As Warsaw prepares to debate a law banning abortion, MEPs have rallied behind pro-choice Polish women campaigning against the changes.
Abortion is currently banned in Poland, except in cases of rape or incest, or if the woman's life is in danger, or if the foetus is irreparably damaged. Under the proposed new rules - brought forward by an anti-abortion citizens' initiative that gathered 450,000 signatures - abortion would be illegal no matter the circumstances.
On Monday, thousands of Polish women dressed all in black and took to the streets to protest against the proposed changes.
Terry Reintke, a German member of the European Parliament's Greens/EFA group, said, "We believe that when the fundamental rights of EU citizens are being attacked, as is the case in Poland, Parliament cannot stay silent.
"Activists have shown in the last few weeks how powerful they are and what a strong voice they have. We want to send a clear signal that their struggle is our struggle. Polish women women are EU women, and we will stand in solidarity to defend their rights."
Swedish GUE/NGL group MEP Malin Björk added, "History has shown that we can never take women's rights for granted. Not long ago, Swedish women went to Poland to terminate their pregnancy.
"When rights are threatened somewhere, they are threatened for all of us. We are in this together."
Belgian Socialist MEP Maria Arena pointed out that denying women access to abortion was also denying them access to health. She stressed that "there could be a risk of death if access to abortion is denied."
Austrian ALDE group member Angelika Mlinar said, "Women's rights are human rights."

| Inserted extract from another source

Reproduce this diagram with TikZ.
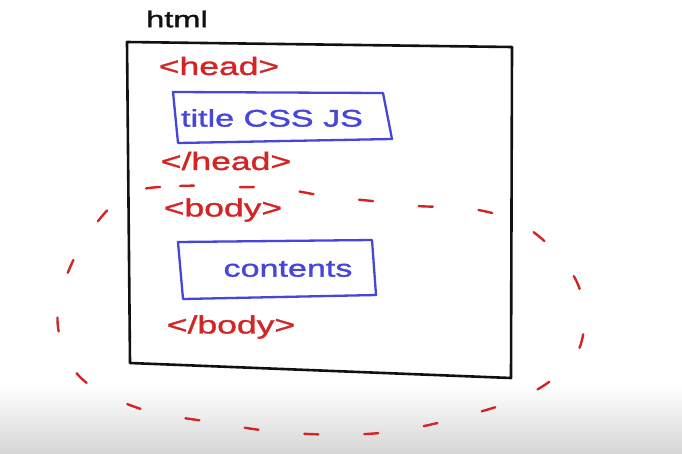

The MEPs were joined by several pro-choice Polish activists, including Wanda Nowicka, a former MP and founder of the Polish Federation for Women and Family Planning, who said, "We Polish women are citizens of Europe. The European Parliament is our institution and therefore MEPs are mandated to speak on our behalf. This is important because in Poland, there is no political representation of women's rights."
She added, "Without you, we might not be able to exercise our right and defend out freedom and dignity. I hope we won't have to wait long until Polish women regain their right to decide on such an important sphere of their life."
Barbara Nowacka, leader of Poland's United Left, said, "We knew that liberalising our country's abortion law was a dream, but we wanted to start a debate on social injustice for women in Poland, on access to sexual education, contraception and abortion."
She explained that in her country, "Women usually have to travel abroad to terminate a pregnancy and pay a lot of money. Others who cannot afford to do so buy pills online or perform dangerous procedures at home."
She underlined that under the new rules, "A 12 year old girl raped by her uncle would be forced to deliver a baby, or a woman will not be able to find out if her baby is malformed, and will be forced to deliver it and watch it suffer and die."
If the new law is passed, women who suffer a miscarriage could also be placed under criminal suspicion, a very dangerous development, said Nowacka, "knowing how our judges judge and the anti-feminist language the police use."
Kamila Ferenc, a lawyer for the Polish Federation for Women and Family Planning, said restrictive abortion laws would lead to "an increased number of illegal and unsafe abortions, possibly resulting in death."
Under the new law, "Doctors, women and even their partners could be criminalised," she said.
Ferenc called on all three EU institutions to support Polish women, warning that if the law was not stopped now, it could "spread through eastern Europe."
MEPs are due to debate Poland's proposed abortion ban in plenary on Wednesday evening.